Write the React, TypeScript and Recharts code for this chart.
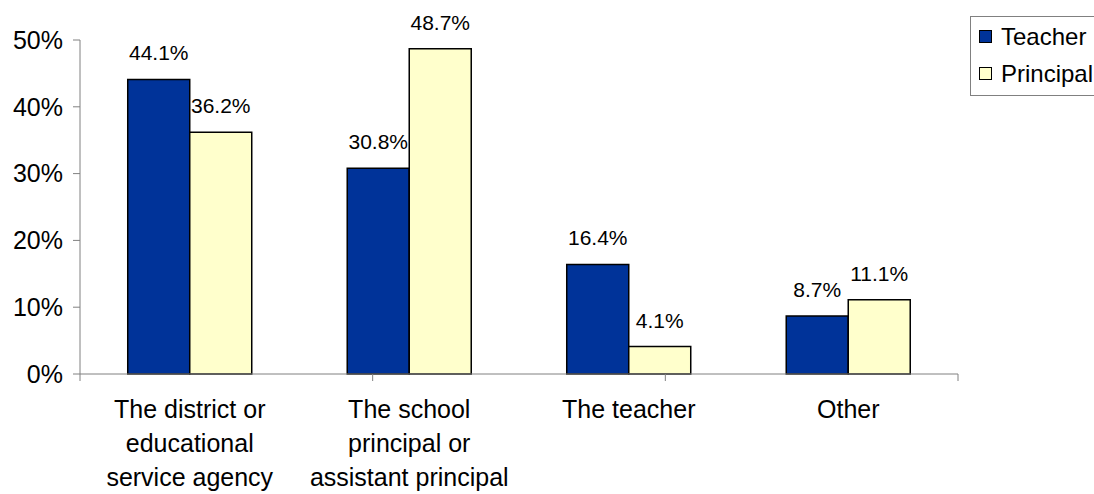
import React from 'react';
import { BarChart, Bar, XAxis, YAxis, Legend, LabelList } from 'recharts';

const categories = [
  'The district or educational service agency',
  'The school principal or assistant principal',
  'The teacher',
  'Other',
];
const categoryLines = [
  ['The district or', 'educational', 'service agency'],
  ['The school', 'principal or', 'assistant principal'],
  ['The teacher'],
  ['Other'],
];
const seriesNames = ['Teacher', 'Principal'];
const teacherValues = [44.1, 30.8, 16.4, 8.7];
const principalValues = [36.2, 48.7, 4.1, 11.1];
const yTicks = [0, 10, 20, 30, 40, 50];
const edgeTicks = [0, 1, 2, 3, 4];

const data = categories.map((name, i) => ({
  name,
  teacher: teacherValues[i],
  principal: principalValues[i],
}));

const FONT = '"Liberation Sans", Arial, sans-serif';
const AXIS_GRAY = '#808080';

const CategoryTick = (props: any) => {
  const { x, y, payload } = props;
  const lines = categoryLines[payload.index] || [payload.value];
  return (
    <g transform={`translate(${x},${y})`}>
      {lines.map((line, i) => (
        <text
          key={i}
          x={0}
          y={43 + i * 34}
          textAnchor="middle"
          fontSize={25}
          fontFamily={FONT}
          fill="#000"
        >
          {line}
        </text>
      ))}
    </g>
  );
};

const renderLegend = (props: any) => {
  const items = [...(props.payload || [])].sort(
    (a: any, b: any) => seriesNames.indexOf(a.value) - seriesNames.indexOf(b.value)
  );
  return (
    <div
      style={{
        border: `1px solid ${AXIS_GRAY}`,
        background: '#fff',
        width: 140,
        padding: '1px 0 3px 8px',
        fontFamily: FONT,
      }}
    >
      {items.map((p: any) => (
        <div key={p.value} style={{ display: 'flex', alignItems: 'center', height: 37 }}>
          <span
            style={{
              display: 'inline-block',
              width: 11,
              height: 11,
              background: p.color,
              border: '1px solid #000',
              marginRight: 9,
            }}
          />
          <span style={{ fontSize: 24, color: '#000', whiteSpace: 'nowrap' }}>{p.value}</span>
        </div>
      ))}
    </div>
  );
};

const pct = (v: any) => `${Number(v).toFixed(1)}%`;

export default function App() {
  return (
    <div style={{ position: 'absolute', left: 0, top: 0, width: 1094, height: 494, overflow: 'hidden', background: '#fff' }}>
      <BarChart
        width={1094}
        height={494}
        data={data}
        margin={{ top: 40, right: 136, left: 0, bottom: 0 }}
        barCategoryGap="21.75%"
        barGap={0}
      >
        <XAxis
          xAxisId="axisB"
          dataKey="name"
          axisLine={false}
          tickLine={false}
          tickSize={0}
          tickMargin={0}
          height={119}
          interval={0}
          tick={<CategoryTick />}
        />
        <XAxis
          xAxisId="axisA"
          type="number"
          domain={[0, 4]}
          ticks={edgeTicks}
          tickFormatter={() => ''}
          tickSize={7}
          height={1}
          stroke={AXIS_GRAY}
          allowDataOverflow
        />
        <YAxis
          width={80}
          domain={[0, 50]}
          ticks={yTicks}
          tickFormatter={(v: number) => `${v}%`}
          tickSize={7}
          tickMargin={10}
          stroke={AXIS_GRAY}
          tick={{ fill: '#000', fontSize: 25, fontFamily: FONT }}
        />
        <Legend
          layout="vertical"
          align="center"
          verticalAlign="middle"
          content={renderLegend}
          wrapperStyle={{ left: 970, top: 16, width: 150 }}
        />
        <Bar
          xAxisId="axisB"
          dataKey="teacher"
          name="Teacher"
          fill="#003399"
          stroke="#000"
          strokeWidth={1.5}
          isAnimationActive={false}
        >
          <LabelList
            dataKey="teacher"
            position="top"
            offset={19}
            formatter={pct}
            fill="#000"
            fontSize={21}
            fontFamily={FONT}
          />
        </Bar>
        <Bar
          xAxisId="axisB"
          dataKey="principal"
          name="Principal"
          fill="#FFFFCC"
          stroke="#000"
          strokeWidth={1.5}
          isAnimationActive={false}
        >
          <LabelList
            dataKey="principal"
            position="top"
            offset={19}
            formatter={pct}
            fill="#000"
            fontSize={21}
            fontFamily={FONT}
          />
        </Bar>
      </BarChart>
    </div>
  );
}
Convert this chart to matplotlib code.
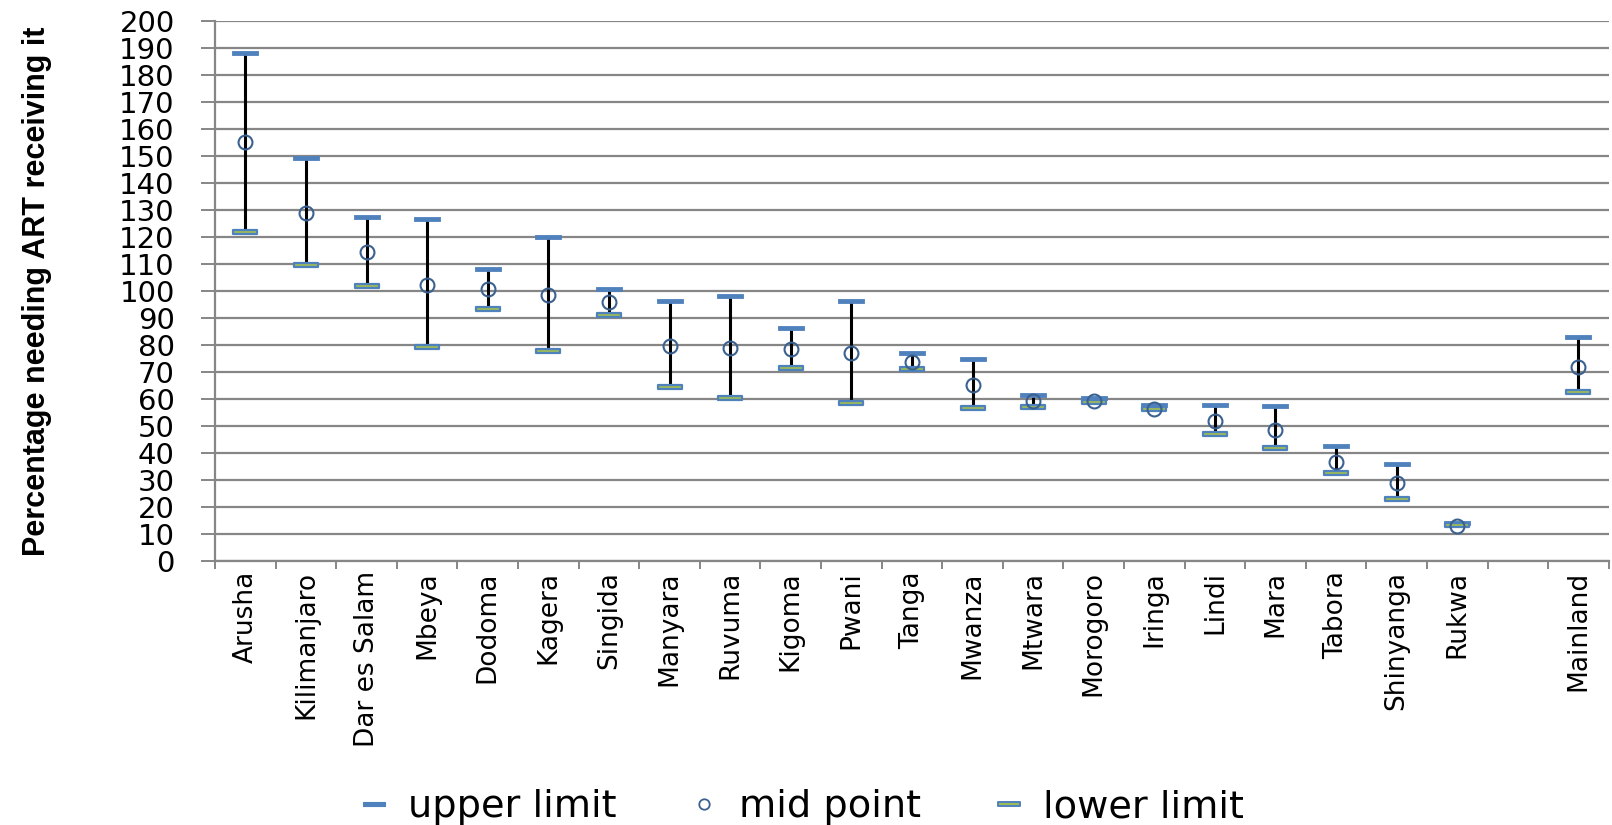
import numpy as np
import matplotlib
matplotlib.use("Agg")
import matplotlib.pyplot as plt
from matplotlib.path import Path
from matplotlib.lines import Line2D
from matplotlib.ticker import MultipleLocator, FixedLocator

regions = ["Arusha", "Kilimanjaro", "Dar es Salam", "Mbeya", "Dodoma", "Kagera",
           "Singida", "Manyara", "Ruvuma", "Kigoma", "Pwani", "Tanga", "Mwanza",
           "Mtwara", "Morogoro", "Iringa", "Lindi", "Mara", "Tabora", "Shinyanga",
           "Rukwa", "", "Mainland"]
upper = [188.1, 149.2, 127.3, 126.5, 108.3, 120.1, 100.7, 96.4, 98.1, 86.2, 96.4,
         77.0, 74.9, 61.4, 60.4, 57.9, 57.8, 57.3, 42.5, 35.9, 14.3, np.nan, 82.9]
mid = [155.0, 129.0, 114.4, 102.2, 100.9, 98.4, 95.8, 79.8, 78.8, 78.5, 77.2,
       73.9, 65.2, 59.3, 59.3, 56.3, 51.9, 48.6, 36.8, 28.9, 13.2, np.nan, 72.0]
lower = [121.8, 109.5, 101.8, 79.3, 93.5, 78.0, 91.0, 64.5, 60.4, 71.5, 58.6,
         71.0, 56.7, 57.0, 58.8, 56.2, 47.2, 41.8, 32.6, 23.0, 13.6, np.nan, 62.5]

blue = "#4F81BD"
green = "#9BBB59"
circ = "#3B6190"
grid = "#868686"

# flat bar marker used for the limits
bar = Path([(-1, -0.14), (1, -0.14), (1, 0.14), (-1, 0.14), (-1, -0.14)],
           [Path.MOVETO, Path.LINETO, Path.LINETO, Path.LINETO, Path.CLOSEPOLY])

fig = plt.figure(figsize=(16.12, 8.25), dpi=100)
ax = fig.add_axes([0.1334, 0.3195, 0.8646, 0.6555])

x = np.arange(len(regions))
ax.vlines(x, lower, upper, color="black", lw=2.2, zorder=3)
ax.plot(x, upper, ls="none", marker=bar, ms=18.5, mfc=blue, mec=blue, mew=0.6, zorder=4)
ax.plot(x, lower, ls="none", marker=bar, ms=17.5, mfc=green, mec=blue, mew=1.6, zorder=4)
ax.plot(x, mid, ls="none", marker="o", ms=10, mfc="none", mec=circ, mew=1.5, zorder=5)

ax.set_xlim(-0.5, len(regions) - 0.5)
ax.set_ylim(0, 200)
ax.yaxis.set_major_locator(MultipleLocator(10))
ax.grid(axis="y", color=grid, lw=1.6)
ax.set_axisbelow(True)
for s in ["top", "right"]:
    ax.spines[s].set_visible(False)
for s in ["left", "bottom"]:
    ax.spines[s].set_color(grid)
    ax.spines[s].set_linewidth(1.6)

ax.set_xticks(x)
ax.set_xticklabels(regions, rotation=90, fontsize=19, va="top", ha="center")
ax.xaxis.set_minor_locator(FixedLocator(np.arange(-0.5, len(regions), 1)))
ax.tick_params(axis="x", which="major", length=0, pad=7)
ax.tick_params(axis="x", which="minor", length=6, width=1.4, color=grid)
ax.tick_params(axis="y", length=10, width=1.4, color=grid, pad=19, labelsize=21)

ax.set_ylabel("Percentage needing ART receiving it", fontsize=22, fontweight="bold",
              family=["Liberation Sans", "DejaVu Sans"])
ax.yaxis.set_label_coords(-0.117, 0.5)

handles = [
    Line2D([], [], ls="none", marker=bar, ms=16, mfc=blue, mec=blue, mew=0.8),
    Line2D([], [], ls="none", marker="o", ms=7.5, mfc="none", mec=circ, mew=1.3),
    Line2D([], [], ls="none", marker=bar, ms=16, mfc=green, mec=blue, mew=1.4),
]
fig.legend(handles, ["upper limit", "mid point", "lower limit"], loc="lower center",
           bbox_to_anchor=(0.497, -0.042), ncol=3, frameon=False, fontsize=27.5,
           handlelength=0.8, handletextpad=0.5, columnspacing=1.9)

fig.savefig("out.png", dpi=100)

== GIVEN REQUEST ==
From the first line above through the line containing "YAxis, Legend, LabelList", copy everything exactly, without the pictures.

== ANSWER FOR THIS EXERCISE ==
Write the React, TypeScript and Recharts code for this chart.
import React from 'react';
import { BarChart, Bar, XAxis, YAxis, Legend, LabelList } from 'recharts';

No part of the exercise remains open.